AIM:
Retype every line from the start of the data down to and including the line with "const covFill = horizPattern();". Skip the pictures.

DATA LINES:
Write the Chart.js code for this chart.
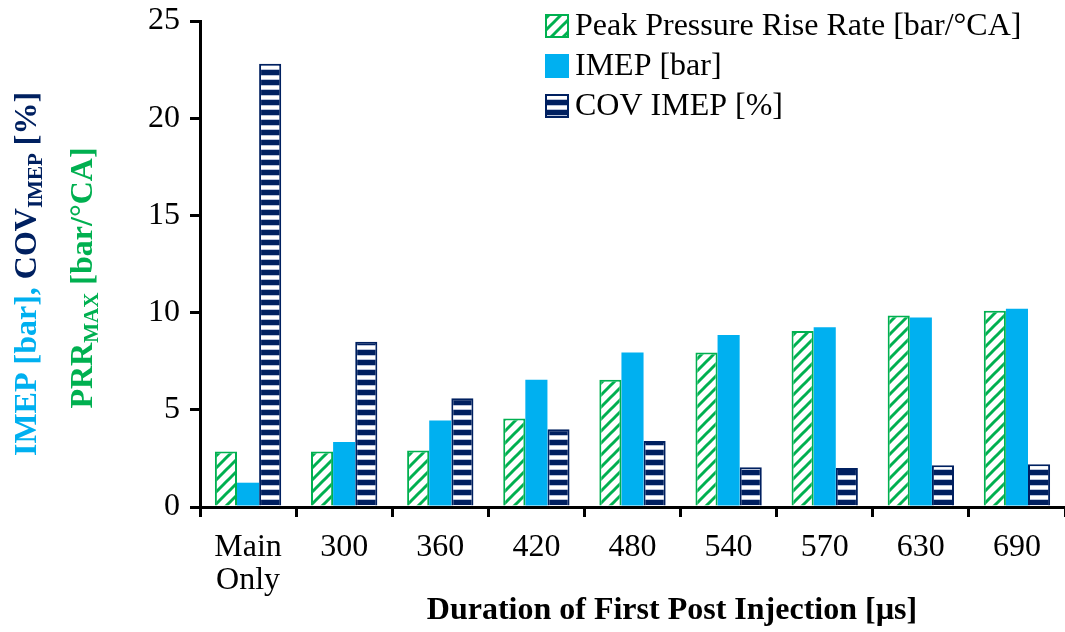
<!DOCTYPE html>
<html>
<head>
<meta charset="utf-8">
<script src="https://cdn.jsdelivr.net/npm/chart.js@4.4.0/dist/chart.umd.min.js"></script>
<style>
  html, body { margin: 0; padding: 0; background: #ffffff; }
  #wrap { width: 1065px; height: 632px; position: relative; }
</style>
</head>
<body>
<div id="wrap"><canvas id="c" width="1065" height="632"></canvas></div>
<script>
const categories = [['Main', 'Only'], '300', '360', '420', '480', '540', '570', '630', '690'];
const prrValues  = [2.85, 2.85, 2.9, 4.55, 6.55, 7.95, 9.05, 9.85, 10.1];
const imepValues = [1.25, 3.35, 4.45, 6.55, 7.95, 8.85, 9.25, 9.75, 10.2];
const covValues  = [22.8, 8.5, 5.6, 4.0, 3.4, 2.05, 2.0, 2.15, 2.2];
const yTicks = [0, 5, 10, 15, 20, 25];

const seriesNames = ['Peak Pressure Rise Rate [bar/\u00B0CA]', 'IMEP [bar]', 'COV IMEP [%]'];
const GREEN = '#00B050', BLUE = '#00B0F0', NAVY = '#002060';
const SERIF = '"Liberation Serif", "Times New Roman", serif';

function diagPattern() {
  const s = 12;
  const c = document.createElement('canvas'); c.width = s; c.height = s;
  const g = c.getContext('2d');
  g.fillStyle = '#ffffff'; g.fillRect(0, 0, s, s);
  g.strokeStyle = GREEN; g.lineWidth = 3; g.lineCap = 'square';
  for (const o of [-s, 0, s]) {
    g.beginPath(); g.moveTo(o, s); g.lineTo(o + s, 0); g.stroke();
  }
  return g.createPattern(c, 'repeat');
}
function horizPattern() {
  const c = document.createElement('canvas'); c.width = 10; c.height = 10;
  const g = c.getContext('2d');
  g.fillStyle = NAVY; g.fillRect(0, 0, 10, 10);
  g.fillStyle = '#b8c2da'; g.fillRect(0, 5, 10, 5);
  g.fillStyle = '#ffffff'; g.fillRect(0, 6, 10, 3);
  return g.createPattern(c, 'repeat');
}
const prrFill = diagPattern();
const covFill = horizPattern();

const yTitlePlugin = {
  id: 'yTitle',
  afterDraw(chart) {
    const ctx = chart.ctx;
    const size = 32;
    const lines = [
      { x: 28, cy: 274, segs: [
        { t: 'IMEP [bar], ', c: BLUE },
        { t: 'COV', c: NAVY },
        { t: 'IMEP', c: NAVY, sub: true },
        { t: ' [%]', c: NAVY }
      ]},
      { x: 84, cy: 278, segs: [
        { t: 'PRR', c: GREEN },
        { t: 'MAX', c: GREEN, sub: true },
        { t: ' [bar/\u00B0CA]', c: GREEN }
      ]}
    ];
    ctx.save();
    for (const line of lines) {
      let total = 0;
      for (const s of line.segs) {
        ctx.font = 'bold ' + (s.sub ? Math.round(size * 0.65) : size) + 'px ' + SERIF;
        s.w = ctx.measureText(s.t).width; total += s.w;
      }
      ctx.save();
      ctx.translate(line.x, line.cy);
      ctx.rotate(-Math.PI / 2);
      let x = -total / 2;
      ctx.textBaseline = 'middle';
      ctx.textAlign = 'left';
      for (const s of line.segs) {
        ctx.font = 'bold ' + (s.sub ? Math.round(size * 0.65) : size) + 'px ' + SERIF;
        ctx.fillStyle = s.c;
        ctx.fillText(s.t, x, s.sub ? 9 : 0);
        x += s.w;
      }
      ctx.restore();
    }
    ctx.restore();
  }
};

const xTitlePlugin = {
  id: 'xTitle',
  afterDraw(chart) {
    const ctx = chart.ctx;
    ctx.save();
    ctx.font = 'bold 32px ' + SERIF;
    ctx.fillStyle = '#000';
    ctx.textAlign = 'center';
    ctx.textBaseline = 'middle';
    ctx.fillText('Duration of First Post Injection [\u00B5s]', 672, 611);
    ctx.restore();
  }
};

const legendPlugin = {
  id: 'customLegend',
  afterDraw(chart) {
    const ctx = chart.ctx;
    const fills = [prrFill, BLUE, covFill];
    const borders = [GREEN, null, NAVY];
    const rows = [26, 66, 106];
    ctx.save();
    for (let i = 0; i < 3; i++) {
      const bx = 545, by = rows[i] - 12, bs = 24;
      ctx.fillStyle = fills[i];
      ctx.fillRect(bx, by, bs, bs);
      if (borders[i]) {
        ctx.strokeStyle = borders[i]; ctx.lineWidth = 2;
        ctx.strokeRect(bx + 1, by + 1, bs - 2, bs - 2);
      }
      ctx.font = '32px ' + SERIF;
      ctx.fillStyle = '#000';
      ctx.textAlign = 'left';
      ctx.textBaseline = 'middle';
      ctx.fillText(seriesNames[i], 575, rows[i] + 1);
    }
    ctx.restore();
  }
};

new Chart(document.getElementById('c'), {
  type: 'bar',
  data: {
    labels: categories,
    datasets: [
      { label: seriesNames[0], data: prrValues, backgroundColor: prrFill, borderColor: GREEN, borderWidth: 2 },
      { label: seriesNames[1], data: imepValues, backgroundColor: BLUE, borderWidth: 0 },
      { label: seriesNames[2], data: covValues, backgroundColor: covFill, borderColor: NAVY, borderWidth: 2 }
    ]
  },
  options: {
    responsive: false,
    animation: false,
    devicePixelRatio: 1,
    layout: { padding: { top: 21, right: 0, left: 0, bottom: 0 } },
    datasets: { bar: { categoryPercentage: 0.69, barPercentage: 1.0 } },
    plugins: { legend: { display: false }, tooltip: { enabled: false } },
    scales: {
      x: {
        offset: true,
        grid: { offset: true, drawOnChartArea: false, drawTicks: true, tickLength: 10, color: '#000', lineWidth: 3 },
        border: { display: true, color: '#000', width: 3 },
        ticks: { color: '#000', font: { family: SERIF, size: 32, lineHeight: 1.03 }, padding: 14, maxRotation: 0, autoSkip: false },
        afterFit(scale) { scale.height = 125; }
      },
      y: {
        min: 0, max: 25,
        afterBuildTicks(scale) { scale.ticks = yTicks.map(v => ({ value: v })); },
        grid: { drawOnChartArea: false, drawTicks: true, tickLength: 10, color: '#000', lineWidth: 3 },
        border: { display: true, color: '#000', width: 3 },
        ticks: { color: '#000', font: { family: SERIF, size: 32, lineHeight: 0.6 }, padding: 10 },
        afterFit(scale) { scale.width = 200; }
      }
    }
  },
  plugins: [yTitlePlugin, xTitlePlugin, legendPlugin]
});
</script>
</body>
</html>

RESPONSE TO THIS TASK:
Write the Chart.js code for this chart.
<!DOCTYPE html>
<html>
<head>
<meta charset="utf-8">
<script src="https://cdn.jsdelivr.net/npm/chart.js@4.4.0/dist/chart.umd.min.js"></script>
<style>
  html, body { margin: 0; padding: 0; background: #ffffff; }
  #wrap { width: 1065px; height: 632px; position: relative; }
</style>
</head>
<body>
<div id="wrap"><canvas id="c" width="1065" height="632"></canvas></div>
<script>
const categories = [['Main', 'Only'], '300', '360', '420', '480', '540', '570', '630', '690'];
const prrValues  = [2.85, 2.85, 2.9, 4.55, 6.55, 7.95, 9.05, 9.85, 10.1];
const imepValues = [1.25, 3.35, 4.45, 6.55, 7.95, 8.85, 9.25, 9.75, 10.2];
const covValues  = [22.8, 8.5, 5.6, 4.0, 3.4, 2.05, 2.0, 2.15, 2.2];
const yTicks = [0, 5, 10, 15, 20, 25];

const seriesNames = ['Peak Pressure Rise Rate [bar/\u00B0CA]', 'IMEP [bar]', 'COV IMEP [%]'];
const GREEN = '#00B050', BLUE = '#00B0F0', NAVY = '#002060';
const SERIF = '"Liberation Serif", "Times New Roman", serif';

function diagPattern() {
  const s = 12;
  const c = document.createElement('canvas'); c.width = s; c.height = s;
  const g = c.getContext('2d');
  g.fillStyle = '#ffffff'; g.fillRect(0, 0, s, s);
  g.strokeStyle = GREEN; g.lineWidth = 3; g.lineCap = 'square';
  for (const o of [-s, 0, s]) {
    g.beginPath(); g.moveTo(o, s); g.lineTo(o + s, 0); g.stroke();
  }
  return g.createPattern(c, 'repeat');
}
function horizPattern() {
  const c = document.createElement('canvas'); c.width = 10; c.height = 10;
  const g = c.getContext('2d');
  g.fillStyle = NAVY; g.fillRect(0, 0, 10, 10);
  g.fillStyle = '#b8c2da'; g.fillRect(0, 5, 10, 5);
  g.fillStyle = '#ffffff'; g.fillRect(0, 6, 10, 3);
  return g.createPattern(c, 'repeat');
}
const prrFill = diagPattern();
const covFill = horizPattern();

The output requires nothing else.